The question is why when several times since the 2009 end of the Great Recession, Republican anti-government policies almost drove us back into recession. In 2011, Republicans took the government to the brink of default on its debt (and S&P downgrade of U.S.) , which led to an agreement with Obama, Harry Reid and Nancy Pelosi to cut spending, by automatically sequestering funds if necessary.

A year ago, the Republicans again forced the issue with a 16-day partial shutdown of the federal government, which led to another agreement with the Democrats on spending cuts.

So now that they control both the House and Senate, and new Senate Majority Lead Mitch McConnell says they will no longer be shutting down government, they will have to find a way to work with the Democrats to lose their ‘no compromise’ past.

The problem is Republicans have been wrong on every economic issue that would improve lives—from budget deficits to health care, from tax cuts to public infrastructure spending, environmental safeguards, Dodd-Frank financial regulation; not to speak of their war on contraception, voters’ rights, and collective bargaining that would raise workers’ income—you name it.

They have literally been wrong on every issue that keeps this economy afloat. It is an abysmal record of economic ignorance. How will they change their ways?

Harlan Green © 2014

Follow Harlan Green on Twitter: https://twitter.com/HarlanGreen

Thursday, November 6, 2014

Bullies, Not Government Is the Problem

Financial FAQs Weekly

Even though the U.S. economy grew by a 3.5 percent annual rate in the third quarter, boosted by a surge in exports and the biggest jump in federal spending in five years, Democrats don’t seem to be taking credit for it.

Why? The bullies are in control, whether they are Republican Tea Partiers that refuse to compromise on any legislation that won’t downsize government programs, the Koch Brothers who fund any candidate or cause that cuts environment regulations, or the NRA, lobbying arm of the gun industry that capitalizes on gun violence to boost weapons sales; they control Washington’s agenda these days.

And it has almost wrecked our economy several times since the 2009 end of the Great Recession. Republicans dare not take credit for it, either. “Anyone who trusts the Republicans hasn’t been paying attention to what their economic policies have been. Instead of focusing on full employment and higher wages, the Republicans have doubled down on the trickle-down policies that have failed so miserably over the past 30-plus years,” says Marketwatch economist Rex Nutting.

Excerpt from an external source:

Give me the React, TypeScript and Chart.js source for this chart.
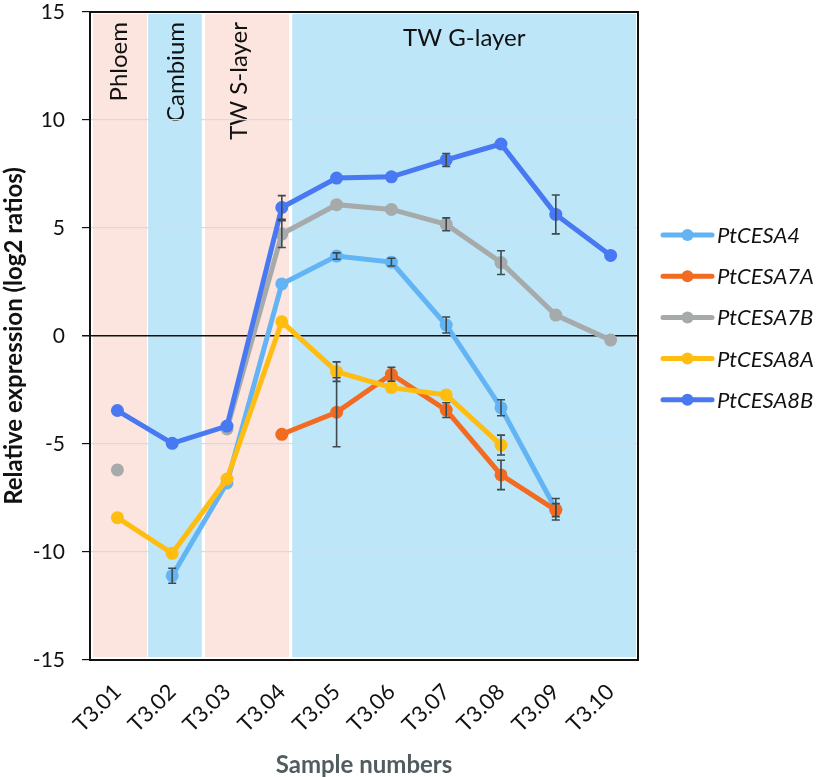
import React, { useEffect, useRef } from "react";
import { Chart, registerables } from "chart.js";

Chart.register(...registerables);

const categories = ["T3.01", "T3.02", "T3.03", "T3.04", "T3.05", "T3.06", "T3.07", "T3.08", "T3.09", "T3.10"];
const seriesNames = ["PtCESA4", "PtCESA7A", "PtCESA7B", "PtCESA8A", "PtCESA8B"];
const seriesColors = ["#62B4F4", "#F26B21", "#A7AAAA", "#FFBD12", "#4878F2"];

const cesa4 = [null, -11.1, -6.8, 2.41, 3.7, 3.42, 0.51, -3.32, -8.02, null];
const cesa7A = [null, null, null, -4.55, -3.53, -1.77, -3.43, -6.43, -8.06, null];
const cesa7B = [-6.2, null, -4.3, 4.72, 6.08, 5.86, 5.17, 3.4, 0.97, -0.19];
const cesa8A = [-8.41, -10.06, -6.62, 0.66, -1.65, -2.39, -2.73, -5.05, null, null];
const cesa8B = [-3.45, -4.97, -4.17, 5.95, 7.31, 7.37, 8.15, 8.89, 5.63, 3.73];

const err4 = [null, 0.35, null, null, 0.15, 0.18, 0.37, 0.37, 0.5, null];
const err7A = [null, null, null, null, 1.6, 0.32, 0.34, 0.68, 0.3, null];
const err7B = [null, null, null, 0.62, null, null, 0.3, 0.55, null, null];
const err8A = [null, null, null, null, 0.45, null, null, 0.46, null, null];
const err8B = [null, null, null, 0.55, null, null, 0.3, null, 0.9, null];

const yTicks = [-15, -10, -5, 0, 5, 10, 15];

const bandNames = ["Phloem", "Cambium", "TW S-layer", "TW G-layer"];
const bandStart = [-0.5, 0.56, 1.6, 3.19];
const bandEnd = [0.54, 1.54, 3.13, 9.5];
const bandColors = ["#FCE4DF", "#BEE6F9", "#FCE4DF", "#BEE6F9"];
const bandLabelPos = [0.03, 1.07, 2.22, 6.33];
const bandLabelVertical = [true, true, true, false];

const seriesValues = [cesa4, cesa7A, cesa7B, cesa8A, cesa8B];
const seriesErrors = [err4, err7A, err7B, err8A, err8B];

const FONT = "Lato, 'Open Sans', sans-serif";

const bandsPlugin = {
  id: "bands",
  beforeDraw(chart: any) {
    const { ctx, chartArea, scales } = chart;
    const x = scales.x;
    ctx.save();
    for (let i = 0; i < bandNames.length; i++) {
      let x0 = x.getPixelForValue(bandStart[i]);
      let x1 = x.getPixelForValue(bandEnd[i]);
      if (i === 0) x0 += 3;
      if (i === bandNames.length - 1) x1 -= 2;
      ctx.fillStyle = bandColors[i];
      ctx.fillRect(x0, chartArea.top + 2, x1 - x0, chartArea.bottom - chartArea.top - 5);
    }
    ctx.fillStyle = "#111";
    ctx.font = `24px ${FONT}`;
    for (let i = 0; i < bandNames.length; i++) {
      const px = x.getPixelForValue(bandLabelPos[i]);
      if (bandLabelVertical[i]) {
        ctx.save();
        ctx.translate(px, chartArea.top + 10);
        ctx.rotate(-Math.PI / 2);
        ctx.textAlign = "right";
        ctx.textBaseline = "middle";
        ctx.fillText(bandNames[i], 0, 0);
        ctx.restore();
      } else {
        ctx.textAlign = "center";
        ctx.textBaseline = "middle";
        ctx.fillText(bandNames[i], px, chartArea.top + 26);
      }
    }
    ctx.restore();
  },
};

const overlayPlugin = {
  id: "overlay",
  afterDatasetsDraw(chart: any) {
    const { ctx, chartArea, scales } = chart;
    const x = scales.x;
    const y = scales.y;
    ctx.save();
    // error bars
    ctx.strokeStyle = "#3E4A4E";
    ctx.lineWidth = 1.6;
    for (let s = 0; s < seriesValues.length; s++) {
      const vals = seriesValues[s];
      const errs = seriesErrors[s];
      for (let i = 0; i < categories.length; i++) {
        const v = vals[i];
        const e = errs[i];
        if (v === null || e === null) continue;
        const px = x.getPixelForValue(i);
        const yt = y.getPixelForValue(v + e);
        const yb = y.getPixelForValue(v - e);
        ctx.beginPath();
        ctx.moveTo(px, yt);
        ctx.lineTo(px, yb);
        ctx.moveTo(px - 4, yt);
        ctx.lineTo(px + 4, yt);
        ctx.moveTo(px - 4, yb);
        ctx.lineTo(px + 4, yb);
        ctx.stroke();
      }
    }
    // plot border (top/right)
    ctx.strokeStyle = "#111";
    ctx.lineWidth = 2;
    ctx.beginPath();
    ctx.moveTo(chartArea.left, chartArea.top);
    ctx.lineTo(chartArea.right, chartArea.top);
    ctx.lineTo(chartArea.right, chartArea.bottom);
    ctx.stroke();
    // legend
    const lx0 = chartArea.right + 25;
    const lx1 = chartArea.right + 74;
    const top = 235;
    const step = 41.2;
    ctx.font = `italic 22px ${FONT}`;
    ctx.textAlign = "left";
    ctx.textBaseline = "middle";
    for (let s = 0; s < seriesNames.length; s++) {
      const ly = top + s * step;
      ctx.strokeStyle = seriesColors[s];
      ctx.lineWidth = 5;
      ctx.lineCap = "round";
      ctx.beginPath();
      ctx.moveTo(lx0, ly);
      ctx.lineTo(lx1, ly);
      ctx.stroke();
      ctx.fillStyle = seriesColors[s];
      ctx.beginPath();
      ctx.arc((lx0 + lx1) / 2, ly, 6, 0, Math.PI * 2);
      ctx.fill();
      ctx.fillStyle = "#111";
      ctx.fillText(seriesNames[s], lx1 + 5, ly + 1);
    }
    ctx.restore();
  },
};

export default function App() {
  const canvasRef = useRef<HTMLCanvasElement | null>(null);

  useEffect(() => {
    if (!canvasRef.current) return;
    const datasets = seriesNames.map((name, s) => ({
      label: name,
      data: seriesValues[s],
      borderColor: seriesColors[s],
      backgroundColor: seriesColors[s],
      pointBackgroundColor: seriesColors[s],
      pointBorderColor: seriesColors[s],
      pointBorderWidth: 0,
      pointRadius: 6.5,
      pointHoverRadius: 6.5,
      borderWidth: 5,
      tension: 0,
      spanGaps: false,
      order: seriesNames.length - s,
    }));
    const chart = new Chart(canvasRef.current, {
      type: "line",
      data: { labels: categories, datasets },
      options: {
        animation: false,
        responsive: true,
        maintainAspectRatio: false,
        devicePixelRatio: 1,
        layout: { padding: { left: 0, top: 12, right: 188, bottom: 0 } },
        plugins: {
          legend: { display: false },
          tooltip: { enabled: false },
        },
        scales: {
          x: {
            type: "category",
            offset: true,
            grid: { display: false, drawTicks: false },
            border: { display: true, color: "#111", width: 2 },
            ticks: {
              color: "#111",
              font: { family: FONT, size: 22 },
              minRotation: 45,
              maxRotation: 45,
              padding: 19,
            },
            title: {
              display: true,
              text: "Sample numbers",
              color: "#505C5E",
              font: { family: FONT, size: 24, weight: "bold", lineHeight: 1 },
              padding: { top: 0, bottom: 0 },
            },
            afterFit(scale: any) {
              scale.height = 117;
              scale.paddingLeft = 0;
              scale.paddingRight = 0;
            },
          },
          y: {
            min: -15,
            max: 15,
            afterBuildTicks(scale: any) {
              scale.ticks = yTicks.map((v) => ({ value: v }));
            },
            grid: {
              color: (ctx: any) => (ctx.tick && ctx.tick.value === 0 ? "#111" : "#DADADA"),
              lineWidth: (ctx: any) => (ctx.tick && ctx.tick.value === 0 ? 1.5 : 1.2),
              tickColor: "#111",
              tickLength: 8,
              drawTicks: true,
            },
            border: { display: true, color: "#111", width: 2 },
            ticks: {
              color: "#111",
              font: { family: FONT, size: 21 },
              padding: 17,
            },
            title: {
              display: true,
              text: "Relative expression (log2 ratios)",
              color: "#111",
              font: { family: FONT, size: 24, weight: "bold" },
              padding: { top: 0, bottom: 0 },
            },
            afterFit(scale: any) {
              scale.width = 90;
              scale.paddingTop = 0;
              scale.paddingBottom = 0;
            },
          },
        },
      },
      plugins: [bandsPlugin, overlayPlugin],
    });
    return () => chart.destroy();
  }, []);

  return (
    <div style={{ position: "absolute", left: 0, top: 0, width: 826, height: 777, background: "#fff" }}>
      <canvas ref={canvasRef} />
    </div>
  );
}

In fact, several times since the 2009 end of the Great Recession, Republican anti-government policies almost drove us back into recession. In 2011, Republicans took the government to the brink of default on its debt (and S&P downgrade of U.S.) , which led to an agreement with Obama, Harry Reid and Nancy Pelosi to cut spending, by automatically sequestering funds if necessary.

A year ago, the Republicans again forced the issue with a 16-day partial shutdown of the federal government, which led to another agreement with the Democrats on spending cuts.

Why do we call them bullies? Because they have been able to get away with it. And because it looks like Republicans might gain control of the Senate, it’s Democrats who have been willing to compromise, when their economic agenda has brought the unemployment rate down to 5.9 percent, and economic growth above 3 percent over the last 2 quarters.

The problem with dealing with such bullies that say it’s ‘my way or the highway’, is that they take any sign of compromise as a sign of weakness. So when Vice President Biden says, ““[L]ook, we’re — we’re ready to compromise,” bullies see it as a sign of weakness, that they have already won the battle of this midterm election, so there is no need to compromise.

“Going into 2016, the Republicans have to make a decision whether they’re in control or not in control,” the vice president told CNN’s Gloria Borger. “Are they going to begin to allow things to happen? Or are they going to continue to be obstructionists? And I think they’re going to choose to get things done.”

Unfortunately, that is not how to deal with the bully mentality that has pervaded much of today’s politics, as well as our schools. It only happens when there is a leadership vacuum, when strong leaders refuse to step forward that know how to oppose bullies. Yet we know how--history has told US. That’s how we defeated the biggest bullies of all; Hitler and Emperor Hirohito, and even Stalin. Just stand up to them, and only compromise when the bullies are willing to compromise.